Info: www.writersfest.bc.ca

Word Vancouver

Also beginning on Tuesday is the annual celebration of Canadian and British Columbian writers: Word Vancouver (formerly Word on the Street). Starting Sept. 19, a series of poetry readings, book signings, and literary salons will pop up nightly at Banyen Books, Cottage Bistro, Carnegie Community Centre and other venues across the city.

These individual events culminate in a massive, all-day festival on Sunday, Sept. 24 at Library Square, located at the Central Branch of Vancouver Public Library. Seeing more than 15,000 visitors throughout the day, the all-encompassing celebration features readings and events with an all-star author line-up, including local literati such as Grant Lawrence, Jen Sookfong Lee, Dina Del Bucchia, Eve Lazarus and more.

The free festival offers a little something for everyone, from in-depth discussion panels on pressing non-fiction subjects to playful circus and theatre performances; from hands-on experiences in the fine-craft of bookmaking to fun activities for families to share.

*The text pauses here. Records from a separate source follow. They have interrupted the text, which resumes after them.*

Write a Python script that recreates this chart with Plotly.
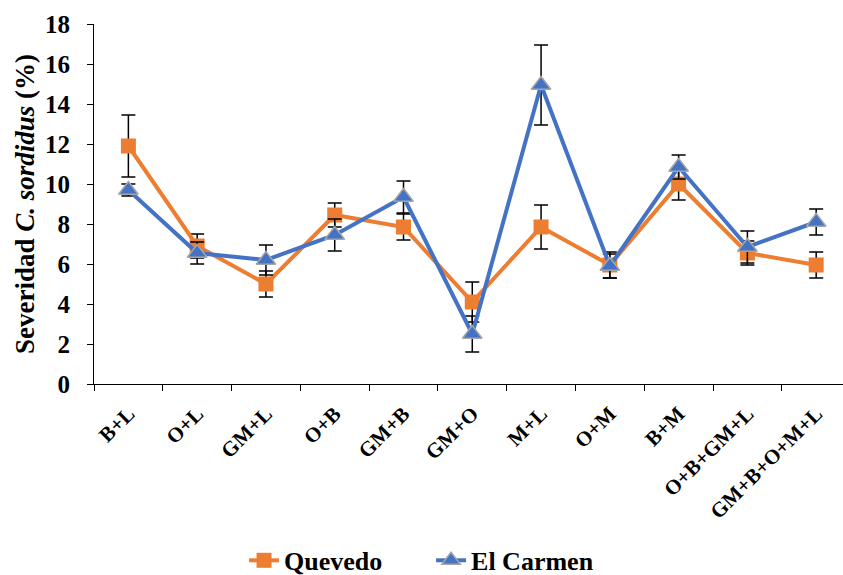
import plotly.graph_objects as go

# Treatments and mean severity per location
treatments = ["B+L", "O+L", "GM+L", "O+B", "GM+B", "GM+O", "M+L", "O+M", "B+M",
              "O+B+GM+L", "GM+B+O+M+L"]
quevedo = [11.9, 6.9, 5.0, 8.45, 7.85, 4.1, 7.85, 5.95, 10.0, 6.55, 5.95]
quevedo_err = [1.55, 0.6, 0.65, 0.6, 0.65, 1.0, 1.1, 0.65, 0.8, 0.6, 0.65]
el_carmen = [9.7, 6.55, 6.2, 7.45, 9.35, 2.5, 14.95, 5.9, 10.85, 6.85, 8.1]
el_carmen_err = [0.3, 0.55, 0.75, 0.8, 0.8, 0.9, 2.0, 0.6, 0.6, 0.8, 0.65]
y_ticks = [0, 2, 4, 6, 8, 10, 12, 14, 16, 18]

FONT = "Liberation Serif"

fig = go.Figure()
fig.add_trace(go.Scatter(
    x=treatments, y=quevedo, name="<b>Quevedo</b>", mode="lines+markers",
    line=dict(color="#ED7D31", width=4),
    marker=dict(symbol="square", size=15, color="#ED7D31"),
    error_y=dict(type="data", array=quevedo_err, color="black", thickness=1.5, width=7),
))
fig.add_trace(go.Scatter(
    x=treatments, y=el_carmen, name="<b>El Carmen</b>", mode="lines+markers",
    line=dict(color="#4472C4", width=4),
    marker=dict(symbol="triangle-up", size=17, color="#4472C4",
                line=dict(color="#A5A5A5", width=1.5)),
    error_y=dict(type="data", array=el_carmen_err, color="black", thickness=1.5, width=7),
))

fig.update_layout(
    width=843, height=575,
    margin=dict(l=94, r=0, t=24, b=191, autoexpand=False),
    paper_bgcolor="white", plot_bgcolor="white",
    font=dict(family=FONT, color="black"),
    showlegend=True,
    legend=dict(orientation="h", x=0.45, xanchor="center", y=-0.49, yanchor="middle",
                font=dict(size=26, family=FONT, color="black"),
                entrywidth=142, entrywidthmode="pixels", traceorder="normal"),
)
fig.update_xaxes(
    type="category", range=[-0.5, 10.39], automargin=False,
    tickvals=treatments, ticktext=[f"<b>{t}</b>" for t in treatments],
    showline=True, linecolor="black", linewidth=1.2,
    ticks="outside", tickson="boundaries", ticklen=6, tickcolor="black",
    tickangle=-45, tickfont=dict(size=21, family=FONT, color="black"),
    ticklabelstandoff=8,
    showgrid=False, zeroline=False,
)
fig.update_yaxes(
    range=[0, 18], tickvals=y_ticks, ticktext=[f"<b>{v}</b>" for v in y_ticks],
    automargin=False,
    showline=True, linecolor="black", linewidth=1.2,
    ticks="outside", ticklen=6, tickcolor="black",
    tickfont=dict(size=25, family=FONT, color="black"),
    ticklabelstandoff=12,
    showgrid=False, zeroline=False,
    title=dict(text="<b>Severidad <i>C. sordidus</i> (%)</b>",
               font=dict(size=27, family=FONT, color="black"), standoff=2),
)

fig.write_html("out.html")
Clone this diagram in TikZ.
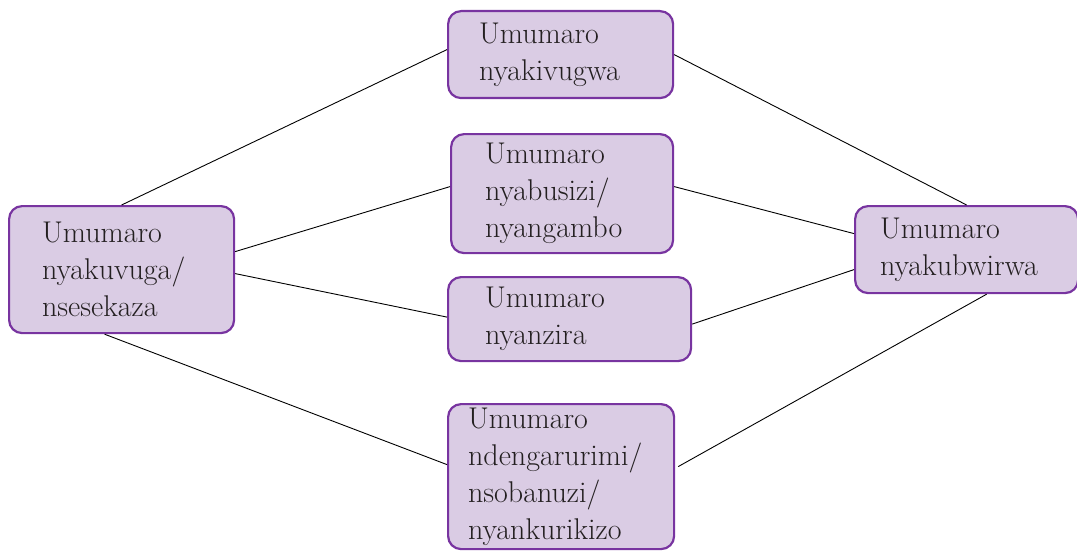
\documentclass[tikz,border=0pt]{standalone}
\usepackage{tikz}

\definecolor{boxfill}{RGB}{218,204,228}
\definecolor{boxline}{RGB}{120,52,160}
\definecolor{inktext}{RGB}{35,31,32}

\tikzset{
  box/.style={rectangle,rounded corners=13pt,draw=boxline,fill=boxfill,line width=2.2pt,
    anchor=north west,align=left,text=inktext,
    font=\fontsize{30}{37}\selectfont},
  link/.style={draw=black,line width=0.9pt}
}

\begin{document}
\begin{tikzpicture}[x=1pt,y=-1pt]
\useasboundingbox (0,0) rectangle (1077,551);

\node[box,inner xsep=33pt,text width=159pt,minimum height=127pt] (L) at (8,205) {Umumaro\\nyakuvuga/\\nsesekaza};
\node[box,inner xsep=31pt,text width=163pt,minimum height=87pt] (T) at (447,10) {Umumaro\\nyakivugwa};
\node[box,inner xsep=34pt,text width=154pt,minimum height=119pt] (B) at (450,133) {Umumaro\\nyabusizi/\\nyangambo};
\node[box,inner xsep=37pt,text width=169pt,minimum height=84pt] (Z) at (447,276) {Umumaro\\nyanzira};
\node[box,inner xsep=20pt,text width=186pt,minimum height=145pt] (N) at (447,403) {Umumaro\\ndengarurimi/\\nsobanuzi/\\nyankurikizo};
\node[box,inner xsep=25pt,text width=173pt,minimum height=87pt] (R) at (854,205) {Umumaro\\nyakubwirwa};

% left side
\draw[link] (L.north)--([yshift=5pt]T.west);
\draw[link] ([yshift=18pt]L.east)--([yshift=7pt]B.west);
\draw[link] ([yshift=-4pt]L.east)--([yshift=2pt]Z.west);
\draw[link] ([xshift=-17pt]L.south)--([yshift=12pt]N.west);
% right side
\draw[link] (T.east)--(R.north);
\draw[link] ([yshift=7pt]B.east)--([yshift=16pt]R.west);
\draw[link] ([yshift=-5pt]Z.east)--([yshift=-20pt]R.west);
\draw[link] ([yshift=10pt,xshift=3pt]N.east)--([xshift=20pt]R.south);
\end{tikzpicture}
\end{document}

Info: www.wordvancouver.ca

Beyond Words – Kate Evans: Threads

Taking place in the Chan Centre’s intimate Telus Studio Theatre, the Beyond Words Series is a relatively recent addition to the venue’s annual programming, first launched in 2012. These events aim to explore the power of words and performance as agents of change; past iterations have featured such outspoken and inspiring figures as Shane Koyczan, Severn Cullis-Suzuki, Tanya Tagaq, and more.

On Friday, Sept. 29, the series will host British-based cartoonist, artist, activist, and author Kate Evans. Her latest graphic novel, Threads: From the Refugee Crisis, is a first-hand artistic account of her time spent visiting European refugee camps in Calais, France and a call to action for better support for refugees.

At the Chan Centre, Evans will read excerpts from Threads while fascinating and compelling panels from the book are projected overhead, and percussionist Hamin Honari provides atmospheric accompaniment. Following the reading, an in-depth conversation panel, including Evans, theatre and film-maker Fay Nass, and Iraqi Oral History Project co-founder Shawk Alani, will host a dialogue on comics as a platform for political discourse and art as a response to humanitarian crises.